Julius Stratton, president of MIT, said simply, 'The Board could not abdicate its responsibility.' In response to the crisis, the Board proposed to the President a six-point program, including 'more adequate funds . for fundamental research, and an effort . to distinguish in the public mind between basic and applied or developmental research..' Adequate numbers of teachers at all levels were also needed.

For his part, Waterman gave many speeches and testified to Congress about the Nation's need for more research and better science education. Soon, Congress gave the Foundation three supplemental budgets in FY1958. For FY1959, the BOB encouraged NSF to seek $140 million-a whopping $100 million more than NSF's FY1958 appropriation.

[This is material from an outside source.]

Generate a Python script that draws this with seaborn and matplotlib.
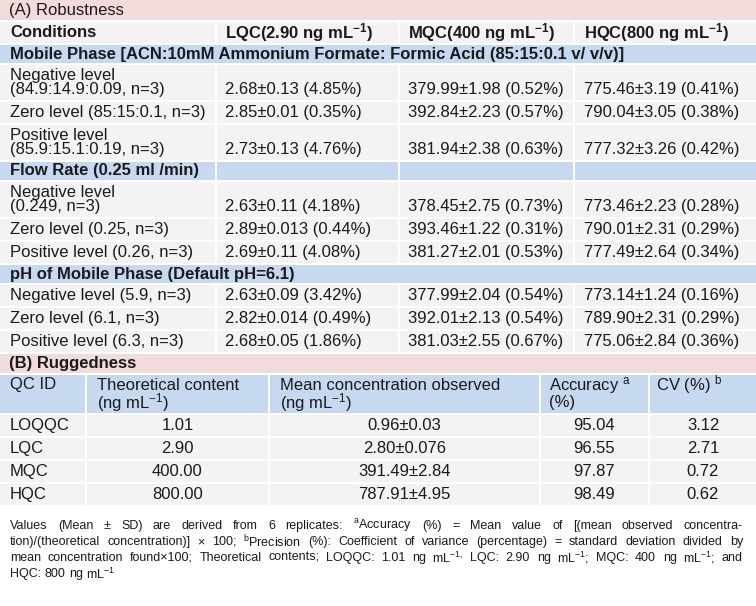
import matplotlib
matplotlib.use("Agg")
import matplotlib.pyplot as plt
import seaborn as sns
from matplotlib.patches import Rectangle

# ---- table content ----
title_a = "(A) Robustness"
title_b = "(B) Ruggedness"
header_a = ["Conditions",
            r"LQC(2.90 ng mL$^{\mathbf{-1}}$)",
            r"MQC(400 ng mL$^{\mathbf{-1}}$)",
            r"HQC(800 ng mL$^{\mathbf{-1}}$)"]
groups = ["Mobile Phase [ACN:10mM Ammonium Formate: Formic Acid (85:15:0.1 v/ v/v)]",
          "Flow Rate (0.25 ml /min)",
          "pH of Mobile Phase (Default pH=6.1)"]
group_split = [False, True, False]   # flow-rate band is split into column cells
conditions = [
    ["Negative level\n(84.9:14.9:0.09, n=3)", "Zero level (85:15:0.1, n=3)",
     "Positive level\n(85.9:15.1:0.19, n=3)"],
    ["Negative level\n(0.249, n=3)", "Zero level (0.25, n=3)", "Positive level (0.26, n=3)"],
    ["Negative level (5.9, n=3)", "Zero level (6.1, n=3)", "Positive level (6.3, n=3)"],
]
lqc = [["2.68±0.13 (4.85%)", "2.85±0.01 (0.35%)", "2.73±0.13 (4.76%)"],
       ["2.63±0.11 (4.18%)", "2.89±0.013 (0.44%)", "2.69±0.11 (4.08%)"],
       ["2.63±0.09 (3.42%)", "2.82±0.014 (0.49%)", "2.68±0.05 (1.86%)"]]
mqc = [["379.99±1.98 (0.52%)", "392.84±2.23 (0.57%)", "381.94±2.38 (0.63%)"],
       ["378.45±2.75 (0.73%)", "393.46±1.22 (0.31%)", "381.27±2.01 (0.53%)"],
       ["377.99±2.04 (0.54%)", "392.01±2.13 (0.54%)", "381.03±2.55 (0.67%)"]]
hqc = [["775.46±3.19 (0.41%)", "790.04±3.05 (0.38%)", "777.32±3.26 (0.42%)"],
       ["773.46±2.23 (0.28%)", "790.01±2.31 (0.29%)", "777.49±2.64 (0.34%)"],
       ["773.14±1.24 (0.16%)", "789.90±2.31 (0.29%)", "775.06±2.84 (0.36%)"]]

header_b = [["QC ID", ""],
            ["Theoretical content", r"(ng mL$^{-1}$)"],
            ["Mean concentration observed", r"(ng mL$^{-1}$)"],
            [r"Accuracy $^{\mathrm{a}}$", "(%)"],
            [r"CV (%) $^{\mathrm{b}}$", ""]]
qc_id = ["LOQQC", "LQC", "MQC", "HQC"]
theoretical = ["1.01", "2.90", "400.00", "800.00"]
mean_obs = ["0.96±0.03", "2.80±0.076", "391.49±2.84", "787.91±4.95"]
accuracy = ["95.04", "96.55", "97.87", "98.49"]
cv = ["3.12", "2.71", "0.72", "0.62"]

footnote = [
    r"Values (Mean ± SD) are derived from 6 replicates: $^{\mathrm{a}}$Accuracy (%) = Mean value of [(mean observed concentra-",
    r"tion)/(theoretical concentration)] × 100; $^{\mathrm{b}}$Precision (%): Coefficient of variance (percentage) = standard deviation divided by",
    r"mean concentration found×100; Theoretical contents; LOQQC: 1.01 ng mL$^{-1,}$ LQC: 2.90 ng mL$^{-1}$; MQC: 400 ng mL$^{-1}$; and",
    r"HQC: 800 ng mL$^{-1}$",
]

# ---- style ----
sns.set_theme(style="white")
plt.rcParams["font.family"] = ["Liberation Sans", "DejaVu Sans"]
plt.rcParams["mathtext.fontset"] = "custom"
plt.rcParams["mathtext.rm"] = "Liberation Sans"
plt.rcParams["mathtext.it"] = "Liberation Sans:italic"
plt.rcParams["mathtext.bf"] = "Liberation Sans:bold"

pink = "#f2dcdb"
blue = "#c6d9f1"
grey = "#f3f3f3"
ink = "#1a1a1a"
W = 756
FS = 12
FS_NOTE = 9

fig = plt.figure(figsize=(7.56, 6.06), dpi=100)
ax = fig.add_axes([0, 0, 1, 1])
ax.set_xlim(0, W)
ax.set_ylim(606, 0)
ax.axis("off")

cols_a = [(0, 215), (217, 398), (400, 573), (575, W)]
text_x_a = [10, 225, 408, 584]
cols_b = [(0, 85), (87, 268), (270, 539), (541, 648), (650, W)]
text_x_b = [10, 97, 280, 549, 656]


def cell(x0, x1, y, h, color):
    ax.add_patch(Rectangle((x0, y), x1 - x0, h, facecolor=color, edgecolor="none"))


def txt(x, y, s, bold=False, ha="left", size=FS):
    ax.text(x, y, s, ha=ha, va="center", fontsize=size, color=ink,
            fontweight="bold" if bold else "normal")


GAP = 2
H1 = 21      # single-line row
H2 = 35      # two-line row
HB = 18      # section band
y = 0
# (A) title
cell(0, W, y, 20, pink)
txt(9, y + 10, title_a)
y += 20 + GAP

# header row
for (x0, x1), tx, lab in zip(cols_a, text_x_a, header_a):
    cell(x0, x1, y, H1, grey)
    txt(tx, y + 10.5, lab, bold=True)
y += H1 + GAP

for g, grp in enumerate(groups):
    if group_split[g]:
        for x0, x1 in cols_a:
            cell(x0, x1, y, HB, blue)
    else:
        cell(0, W, y, HB, blue)
    txt(10, y + 9, grp, bold=True)
    y += HB + GAP
    for r, cond in enumerate(conditions[g]):
        two = "\n" in cond
        h = H2 if two else H1
        for x0, x1 in cols_a:
            cell(x0, x1, y, h, grey)
        if two:
            l1, l2 = cond.split("\n")
            txt(10, y + 10.5, l1)
            txt(10, y + 24.5, l2)
            vy = y + 24.5
        else:
            txt(10, y + 10.5, cond)
            vy = y + 10.5
        txt(text_x_a[1], vy, lqc[g][r])
        txt(text_x_a[2], vy, mqc[g][r])
        txt(text_x_a[3], vy, hqc[g][r])
        y += h + GAP

# (B) title
cell(0, W, y, 19, pink)
txt(9, y + 9.5, title_b, bold=True)
y += 19 + GAP

for (x0, x1), tx, (l1, l2) in zip(cols_b, text_x_b, header_b):
    cell(x0, x1, y, 38, blue)
    txt(tx, y + 10, l1)
    if l2:
        txt(tx, y + 28, l2)
y += 38 + GAP

for i in range(len(qc_id)):
    for x0, x1 in cols_b:
        cell(x0, x1, y, H1, grey)
    txt(10, y + 10.5, qc_id[i])
    row = [theoretical[i], mean_obs[i], accuracy[i], cv[i]]
    for (x0, x1), s in zip(cols_b[1:], row):
        txt((x0 + x1) / 2, y + 10.5, s, ha="center")
    y += H1 + GAP

# footnote, justified except the last line
fig.canvas.draw()
renderer = fig.canvas.get_renderer()
left, right = 10, 743
ny = y + 19
for k, line in enumerate(footnote):
    words = line.split(" ")
    objs = [ax.text(0, ny, w, ha="left", va="center", fontsize=FS_NOTE, color=ink) for w in words]
    widths = [o.get_window_extent(renderer).width for o in objs]
    space = ax.text(0, ny, "a a", fontsize=FS_NOTE).get_window_extent(renderer).width \
        - 2 * ax.text(0, ny, "a", fontsize=FS_NOTE).get_window_extent(renderer).width
    for t in ax.texts[-2:]:
        t.remove()
    if k < len(footnote) - 1 and len(words) > 1:
        gap = (right - left - sum(widths)) / (len(words) - 1)
    else:
        gap = space
    x = left
    for o, w in zip(objs, widths):
        o.set_x(x)
        x += w + gap
    ny += 16

fig.savefig("out.png", dpi=100)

Rockets, balloons, and satellites allowed entirely new ways to study Earth's atmosphere. In response, NSF sponsored research using these new technologies and was given the job of supervising government weather modification programs. Other large-scale projects of the era included graduate biological laboratories, facilities to study marine biology and oceanography, a deep-sea ocean drilling program, and a permanent program of fieldwork in Antarctica.

Congress also became more generous toward NSF's education account. In 1953, Congress funded the first two federally supported summer institutes for college teachers. Thanks largely to congressional appropriations, by 1957 the program had expanded, especially the institutes for high school teachers, to forty-one summer and academic year institutes. Still, some Board members regarded the institutes as diffuse in their mission and their benefits hard to measure.

Sputnik made clear the need to producing more scientists and engineers than were the Americans. NSF accelerated its funding of projects to upgrade high school and undergraduate course materials. Arguably, the new curriculum materials and teacher-training institutes can be regarded as high points in NSF's fifty-year effort to improve education.